TFF36 – In Fabric: recensione del film di Peter Strickland
Un vestito maledetto, indossato in origine da una sfortunata modella che ha perso la vita sulle strisce pedonali di una Londra sedotta e sottomessa dal consumismo e le sue dinamiche malate è al centro della commedia horror In Fabric, per la regia del britannico Peter Strickland.
Identificabile come ghost story che strizza l’occhio a molti generi cinematografici, fra cui il caro giallo all’italiana, In Fabric è distribuito dall’affidabile A24 (alle spalle di titoli di qualità come Locke, Enemy, Ex Machina, Room, The Lobster e il premio Oscar 2017 Moonlight), che farà approdare la pellicola nelle sale nel 2019.
La trama di In Fabric vede al centro delle surreali e ironiche vicende del film un sinuoso abito rosso, la cui taglia apparentemente destinata a un corpo esile sembra adattarsi magicamente al corpo di chi lo indossa, motivato all’acquisto anche dai modi ipnotici e seducenti della singolare commessa del negozio in cui il capo viene venduto, che si dilunga in spiegazioni e allegorie che coinvolgono il rapporto metaforico fra la texture del tessuto e le sensazioni contrastanti evocate.

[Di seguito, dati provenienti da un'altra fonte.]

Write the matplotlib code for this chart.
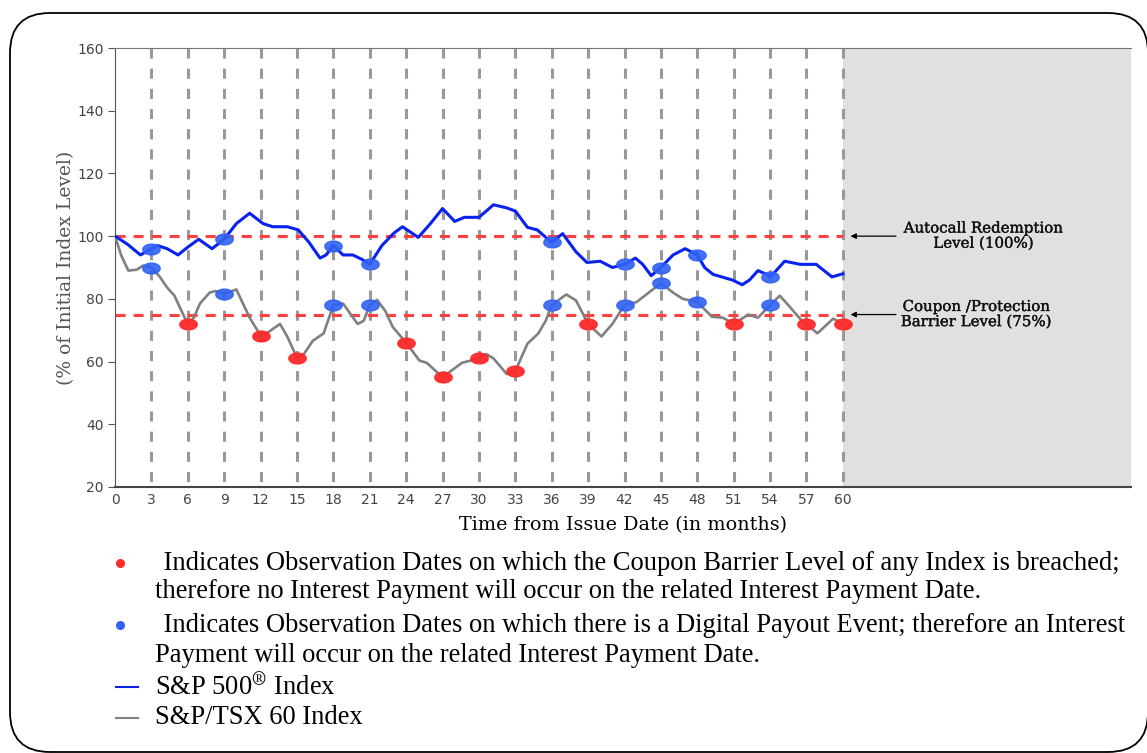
import numpy as np
import matplotlib
matplotlib.use("Agg")
import matplotlib.pyplot as plt
import matplotlib.patheffects as pe
from matplotlib.path import Path
from matplotlib.patches import FancyBboxPatch

plt.rcParams['mathtext.fontset'] = 'stix'

# S&P 500 path (month, % of initial level)
spx_month = [0, 1, 2.1, 3, 3.5, 4.3, 5.2, 6.0, 6.9, 8, 9, 10, 11.1, 12.2, 13, 14.2, 15.1,
             16, 16.9, 17.4, 18, 18.8, 19.6, 20.4, 21, 22, 23, 23.7, 25, 26, 27, 28, 28.8,
             30, 31.2, 32.3, 33, 34, 34.8, 36, 36.9, 38, 38.9, 40, 41, 42, 42.9, 43.5,
             44.2, 45, 46, 47, 48, 48.6, 49.3, 50.9, 51.7, 52.3, 53, 53.6, 54, 54.5,
             55.2, 56.5, 57.8, 59.1, 60]
spx_level = [100, 97.5, 94, 96, 97, 96, 94, 96.5, 99, 96, 99, 104, 107.3, 104, 103, 103, 102,
             98, 93, 94, 97, 94, 94, 92.5, 91, 97, 101, 103, 99.6, 104, 108.8, 104.7, 106,
             106, 110, 109, 108, 102.8, 102, 98, 100.8, 95, 91.6, 92, 90, 91, 93, 91,
             87.4, 90, 94, 96, 94, 90, 87.8, 86, 84.5, 86, 89, 88, 87, 89,
             92, 91, 91, 87, 88]

# S&P/TSX 60 path
tsx_month = [0, 0.5, 1.1, 1.8, 2.3, 3, 3.7, 4.3, 4.9, 5.5, 6, 6.5, 7, 7.8, 8.3, 9, 10, 11.1,
             12, 12.5, 13.6, 14.2, 15, 15.5, 16.3, 17.2, 18, 18.8, 20, 20.5, 21, 21.6, 22.3,
             22.9, 24, 25.1, 25.7, 27, 28.6, 30, 30.6, 31.2, 32.3, 33, 34, 34.9, 35.5, 36,
             37.2, 38, 39, 40.1, 41, 42, 43, 44, 45, 46, 46.8, 48, 49.2, 50.1, 51, 52.2,
             53, 54, 54.8, 55.5, 56.5, 57, 57.9, 59.2, 60]
tsx_level = [100, 94, 89, 89.3, 90.6, 90, 87, 83.6, 81, 76, 72, 74, 78.5, 82, 82.5, 81.5, 83, 74,
             68.3, 69, 72, 68, 61.2, 62, 66.6, 69, 78, 78.5, 72, 73, 78, 79.7, 76,
             71, 66, 60.3, 59.6, 55, 59.6, 61, 62.4, 61, 56, 57, 65.7, 69, 73, 78,
             81.4, 79.5, 72, 68, 72, 78, 79, 82, 85, 82, 80, 79, 74.3, 74, 72, 75,
             74, 78, 81, 78, 73.5, 72, 69, 73.7, 72]

# observation dates with a digital payout event (blue) and barrier breach (red)
blue_month = [3, 9, 18, 21, 36, 42, 45, 48, 54]
blue_spx = [96, 99, 97, 91, 98, 91, 90, 94, 87]
blue_tsx = [90, 81.5, 78, 78, 78, 78, 85, 79, 78]
red_month = [6, 12, 15, 24, 27, 30, 33, 39, 51, 57, 60]
red_tsx = [72, 68.3, 61.2, 66, 55, 61, 57, 72, 72, 72, 72]

obs_months = list(range(3, 61, 3))
autocall_level = 100
barrier_level = 75

W, H = 1147, 753
fig = plt.figure(figsize=(W / 100, H / 100), dpi=100)
fig.patch.set_facecolor('white')

# overlay in pixel coordinates for frame and notes
ov = fig.add_axes([0, 0, 1, 1], zorder=0)
ov.set_xlim(0, W)
ov.set_ylim(H, 0)
ov.axis('off')
frame = FancyBboxPatch((10, 13), 1138, 739, boxstyle='round,pad=0,rounding_size=40',
                       fill=False, ec='black', lw=1.3, clip_on=False)
ov.add_patch(frame)

ax = fig.add_axes([115 / W, 1 - 487 / H, (1131 - 115) / W, (487 - 48) / H], zorder=1)
x_end = 83.75
ax.set_xlim(0, x_end)
ax.set_ylim(20, 160)
ax.axvspan(60, x_end, color='#e0e0e0', zorder=0, lw=0)

for m in obs_months:
    ax.plot([m, m], [160, 20], color='#999999', lw=2.2, ls=(0, (3.3, 3.3)), zorder=1)

for lvl in [autocall_level, barrier_level]:
    ax.plot([0, 60], [lvl, lvl], color='#ff4040', lw=2.2, ls=(0, (3.3, 2.6)), zorder=2)

ax.plot(tsx_month, tsx_level, color='#808080', lw=1.9, zorder=3, solid_joinstyle='round')
ax.plot(spx_month, spx_level, color='#0a22f0', lw=2.2, zorder=4, solid_joinstyle='round')

t = np.linspace(0, 2 * np.pi, 60)
ell = Path(np.column_stack([np.cos(t), 0.62 * np.sin(t)]), closed=True)
ax.plot(blue_month, blue_spx, ls='none', marker=ell, ms=12.5, color='#2f62f5', alpha=0.9, zorder=5)
ax.plot(blue_month, blue_tsx, ls='none', marker=ell, ms=12.5, color='#2f62f5', alpha=0.9, zorder=5)
ax.plot(red_month, red_tsx, ls='none', marker=ell, ms=12.5, color='#ff2a2a', alpha=0.95, zorder=5)

ax.annotate('', xy=(60.4, autocall_level), xytext=(64.6, autocall_level),
            arrowprops=dict(arrowstyle='-|>', color='black', lw=0.9, mutation_scale=8))
ax.annotate('', xy=(60.4, barrier_level), xytext=(64.6, barrier_level),
            arrowprops=dict(arrowstyle='-|>', color='black', lw=0.9, mutation_scale=8))
thick = [pe.withStroke(linewidth=0.25, foreground='#111111')]
ax.text(71.6, autocall_level, 'Autocall Redemption\nLevel (100%)', ha='center', va='center',
        family='DejaVu Serif', fontsize=10.8, color='#111111', linespacing=1.1, path_effects=thick)
ax.text(71.0, barrier_level, 'Coupon /Protection\nBarrier Level (75%)', ha='center', va='center',
        family='DejaVu Serif', fontsize=10.8, color='#111111', linespacing=1.1, path_effects=thick)

ax.set_yticks(range(20, 161, 20))
ax.set_xticks(range(0, 61, 3))
ax.tick_params(axis='y', length=5, color='#555555', labelcolor='#444444', labelsize=10, pad=3)
ax.tick_params(axis='x', length=0, labelcolor='#444444', labelsize=10, pad=4)
ax.spines['right'].set_visible(False)
ax.spines['top'].set_color('#777777')
ax.spines['left'].set_color('#555555')
ax.spines['bottom'].set_color('#444444')
ax.spines['bottom'].set_linewidth(1.5)

ax.set_ylabel('(% of Initial Index Level)', family='DejaVu Serif', fontsize=13.5,
              color='#555555', labelpad=1.5)
ax.set_xlabel('Time from Issue Date (in months)', family='DejaVu Serif', fontsize=13.8,
              color='black', labelpad=7)

# notes below the chart
note_font = dict(family='Liberation Serif', fontsize=19.1, color='black', va='center')
ov.plot([120], [563], 'o', ms=5.5, color='#ff2a2a')
ov.plot([120], [625], 'o', ms=5.5, color='#2f62f5')
ov.text(157, 563, ' Indicates Observation Dates on which the Coupon Barrier Level of any Index is breached;', **note_font)
ov.text(155, 592, 'therefore no Interest Payment will occur on the related Interest Payment Date.', **note_font)
ov.text(157, 625, ' Indicates Observation Dates on which there is a Digital Payout Event; therefore an Interest', **note_font)
ov.text(155, 655, 'Payment will occur on the related Interest Payment Date.', **note_font)
ov.plot([116, 138], [687, 687], color='#0a22f0', lw=1.5)
ov.plot([116, 138], [718, 718], color='#808080', lw=1.5)
ov.text(155, 687, r'S&P 500$^{\circledR}$ Index', **note_font)
ov.text(155, 718, 'S&P/TSX 60 Index', **note_font)

fig.savefig('out.png', dpi=100, facecolor='white')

La prima sfortunata acquirente è Sheila (Marianne Jean-Baptiste), una mite e gentile impiegata di banca recentemente divorziata. La donna vive con il figlio ventenne e la fidanzata dominatrice, più grande di lui (Gwendoline Christie), travolti da uno spiccato affiatamento sessuale con risvolti al limite della perversione.
L’abito nuovo corrisponde al desiderio di Sheila di rimettersi in gioco pubblicando il suo profilo fra gli annunci per cuori solitari, ma la maledizione dell’abito è destinata a condizionare ogni tentativo di recuperare serenità.
Il capo passa successivamente in altre mani, rivelando a chiunque vi entri in contatto la sua natura diabolica e vendicativa, avvallata dalla raccapricciante commessa dello store, costantemente impegnata in strani rituali volti ad irretire gli ignari acquirenti a lasciarsi sedurre e incantare dal valore effimero della vanità, al di là delle reticenze.
In Fabric: lo sguardo di Peter Strickland sul consumismo assassino e la conseguente spersonalizzazione del mondo del lavoro
In Fabric è una pungente e acuta metafora sull’esasperazione dell’importanza delle apparenze per misurare il valore personale, e della conseguente e contemporanea spersonalizzazione di un mondo del lavoro in cui le malelingue la fanno da padrone e il dipendente si vede sanzionato per aver agito in modi più che umani e giustificabili ma considerati non idonei alle rigide regole del settore.
L’importanza della produttività raggiunge così valori demenziali, mentre l’aspetto esoterico entra in gioco per far sì che sia l’oggetto a dominare la persona e non il contrario.
La componente erotica, inoltre, rafforza il presupposto di un film che mira a mettere in risalto la superficialità rispetto alla sostanza, laddove la ricerca del piacere fisico e dell’amore si pone come mero e ulteriore movimento estetico verso la ricerca di un legame ideale che non appartiene alla realtà dei rapporti interpersonali ma che – nonostante ciò – sembra perseguitare le solitudini dei protagonisti, capaci di scegliere e scegliersi solo in base a dei canoni epidermici, al bisogno o all’abitudine, con risultati puntualmente deludenti, se non mortali.
Il film di Peter Strickland mette così sul tavolo carte interessanti e promettenti, in cui – abilmente – anche l’assurdo trova una collocazione comoda e coerente. Peccato che le premesse tendano alla circolarità e la seconda parte del film si ritrovi ad essere una pressoché identica copia della prima, col solo cambiamento dei personaggi in gioco, prolungando l’arrivo di un finale che non sorprende e non chiude il cerchio, delegando agli antefatti il compito di rendere soddisfacente l’epilogo.
Nel cast di In Fabric figurano anche Hayley Squires, Leo Bill, Julian Barratt, Steve Oram, Sidse e Babett Knudsen. La sceneggiatura è opera dello stesso Peter Strickland, con un’uscita nelle sale cinematografiche attesa per il 2019.